Jim Shultz tried everything___could think of to stop facial recognition technology from entering the public school. ___wrote an Op-Ed in The New York Times.  ___filed a petition with the superintendent of the district. But a few weeks ago,___ lost.  A few cities, like San Francisco and Somerville, Mass., have barred their governments from using the technology, but___are exceptions. Robert LiPuma, the Lockport City School District’s director of technology, said ___believed that if the technology had been in place at Marjory Stoneman Douglas High School in Parkland, Fla., the deadly 2018 attack there may never have happened. ___had an expelled student that would have been put into the system, because ___were not supposed to be on school grounds. ___ snuck in through an open door. ‘Subjecting 5-year-olds to this technology will not make anyone safer, and___can’t allow invasive surveillance to become the norm in our public spaces,’ said Stefanie Coyle, deputy director of the Education Policy Center for the New York Civil Liberties Union.

Reading Comprehension

Identify The  Speakers

Directions: Place students in groups. Hand out the following quotes from speakers in the article. Members are to identify the speakers from the article.

  “The district,turned our kids into lab rats in a high-tech experiment in privacy invasion.”

“You had an expelled student that would have been put into the system, because they were not supposed to be on school grounds. They snuck in through an open door.'”

“Subjecting 5-year-olds to this technology will not make anyone safer, and we can’t allow invasive surveillance to become the norm in our public spaces.”

“I’m not sure where they are in the school or even think I’ve seen them. I don’t fully know why we have the cameras.
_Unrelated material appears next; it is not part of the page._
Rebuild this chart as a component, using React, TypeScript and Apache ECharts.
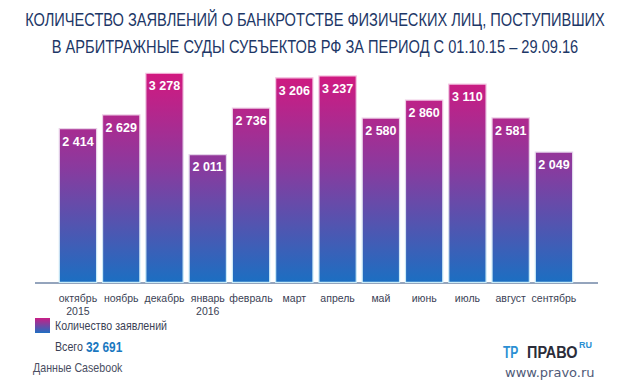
import React, { useEffect, useRef } from "react";
import * as echarts from "echarts";

const months = ["октябрь\n2015", "ноябрь", "декабрь", "январь\n2016", "февраль", "март", "апрель", "май", "июнь", "июль", "август", "сентябрь"];
const counts = [2414, 2629, 3278, 2011, 2736, 3206, 3237, 2580, 2860, 3110, 2581, 2049];
const titleLines = [
  "КОЛИЧЕСТВО ЗАЯВЛЕНИЙ О БАНКРОТСТВЕ ФИЗИЧЕСКИХ ЛИЦ, ПОСТУПИВШИХ",
  "В АРБИТРАЖНЫЕ СУДЫ СУБЪЕКТОВ РФ ЗА ПЕРИОД С 01.10.15 – 29.09.16",
];
const legendName = "Количество заявлений";
const totalLabel = "Всего ";
const totalValue = "32 691";
const sourceLabel = "Данные Casebook";

const SANS = '"Liberation Sans", Arial, sans-serif';

const fmt = (v: number) => String(v).replace(/\B(?=(\d{3})+(?!\d))/g, " ");

export default function App() {
  const ref = useRef<HTMLDivElement>(null);
  useEffect(() => {
    if (!ref.current) return;
    const chart = echarts.init(ref.current, null, { renderer: "svg" });
    const barGrad = new echarts.graphic.LinearGradient(0, 72, 0, 283, [
      { offset: 0, color: "#d3187f" },
      { offset: 0.45, color: "#8a3a9e" },
      { offset: 1, color: "#1b6fc2" },
    ], true);
    const borderGrad = new echarts.graphic.LinearGradient(0, 72, 0, 283, [
      { offset: 0, color: "#f6c6e2" },
      { offset: 1, color: "#c9ecf8" },
    ], true);
    const legendGrad = new echarts.graphic.LinearGradient(0, 0, 0, 1, [
      { offset: 0, color: "#c91e86" },
      { offset: 1, color: "#1f6fc2" },
    ]);
    chart.setOption({
      animation: false,
      backgroundColor: "#ffffff",
      grid: { left: 56.3, right: 630 - 575.6, top: 58.4, bottom: 106 },
      xAxis: {
        type: "category",
        data: months,
        axisLine: { show: false },
        axisTick: { show: false },
        axisLabel: {
          color: "#3b3f55",
          fontFamily: SANS,
          fontSize: 10.5,
          lineHeight: 13,
          margin: 8,
          interval: 0,
        },
      },
      yAxis: {
        type: "value",
        min: 0,
        max: 3500,
        show: false,
        splitLine: { show: false },
      },
      series: [
        {
          type: "bar",
          data: counts,
          barWidth: 38.5,
          itemStyle: { color: barGrad, borderColor: borderGrad, borderWidth: 1.2 },
          label: {
            show: true,
            position: "insideTop",
            distance: 7,
            color: "#ffffff",
            fontFamily: SANS,
            fontWeight: "bold",
            fontSize: 12.5,
            formatter: (p: any) => fmt(p.value),
          },
        },
      ],
      graphic: [
        {
          type: "text",
          x: 315,
          y: 20,
          scaleX: 0.77,
          style: {
            text: titleLines[0],
            fill: "#1d3767",
            font: `19px ${SANS}`,
            align: "center",
            verticalAlign: "middle",
          },
        },
        {
          type: "text",
          x: 315,
          y: 47,
          scaleX: 0.77,
          style: {
            text: titleLines[1],
            fill: "#1d3767",
            font: `19px ${SANS}`,
            align: "center",
            verticalAlign: "middle",
          },
        },
        {
          type: "line",
          shape: { x1: 35, y1: 283, x2: 598, y2: 283 },
          style: { stroke: "#2a4a7a", lineWidth: 1 },
        },
        {
          type: "rect",
          shape: { x: 35, y: 318, width: 15, height: 15 },
          style: { fill: legendGrad },
        },
        {
          type: "text",
          x: 55,
          y: 326,
          scaleX: 0.82,
          style: { text: legendName, fill: "#3b3f55", font: `13px ${SANS}`, verticalAlign: "middle" },
        },
        {
          type: "text",
          x: 55,
          y: 347,
          scaleX: 0.82,
          style: {
            text: `{a|${totalLabel}}{b|${totalValue}}`,
            verticalAlign: "middle",
            rich: {
              a: { fill: "#3b3f55", font: `13px ${SANS}` },
              b: { fill: "#1a78c0", font: `bold 14.5px ${SANS}` },
            },
          },
        },
        {
          type: "text",
          x: 33,
          y: 368,
          scaleX: 0.82,
          style: { text: sourceLabel, fill: "#4a4e62", font: `13px ${SANS}`, verticalAlign: "middle" },
        },
        {
          type: "text",
          x: 503,
          y: 352,
          scaleX: 0.75,
          style: { text: "ТР", fill: "#2c8fd3", font: `bold 16px ${SANS}`, verticalAlign: "middle" },
        },
        {
          type: "text",
          x: 527,
          y: 352,
          scaleX: 0.85,
          style: { text: "ПРАВО", fill: "#2b2d3a", font: `bold 17px ${SANS}`, verticalAlign: "middle" },
        },
        {
          type: "text",
          x: 579,
          y: 345,
          style: { text: "RU", fill: "#2c8fd3", font: `bold 9px ${SANS}`, verticalAlign: "middle" },
        },
        {
          type: "text",
          x: 505,
          y: 372,
          style: { text: "www.pravo.ru", fill: "#4f5a78", font: `13px "DejaVu Sans", sans-serif`, verticalAlign: "middle" },
        },
      ],
    });
    return () => chart.dispose();
  }, []);
  return <div ref={ref} style={{ width: 630, height: 389, position: "absolute", left: 0, top: 0 }} />;
}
I haven’t been told what their purpose is.”

“The new technology and the news coverage of her school were cool.”

“If suspended students are put on the watch list, they are going to be scrutinized more heavily,” he said, which could lead to a higher likelihood that they could enter into the criminal justice system.”

Discussion Questions for Comprehension /Writing

Directions: Place students in groups and have them discuss the following questions/statements. Afterwards, have the groups share their thoughts as a class. To reinforce the ideas, students can write an essay on one of the topics mentioned.

  1. Have you ever used any kind of facial recognition technology (e.g.,  to verify your identity at the airport or unlock your smartphone or computer?
  2. Do you feel safe in your school? If you are a parent, do you feel that your children are safe in their schools? What safety measurements are currently in place in the schools?
  3. In your opinion what are the benefits of facial recognition in schools?
  4. What are some drawbacks to using this technology in schools?
  5. According to the article Assemblywoman Monica Wallace states, “We all want to keep our children safe in school. But there are more effective, proven ways to do so that are less costly.”
  6. Can you think of other ways to make schools safe without resorting to facial recognition?
  7. List any new ideas that you have learned from this article.

 

3-2-1-Writing

Directions: In 5 minutes to write down three new ideas  you’ve learned about the topic from the reading,  two things  that  you did not understand in the reading, and one thing you  would like to know that the article did not mention. Review the responses as a class.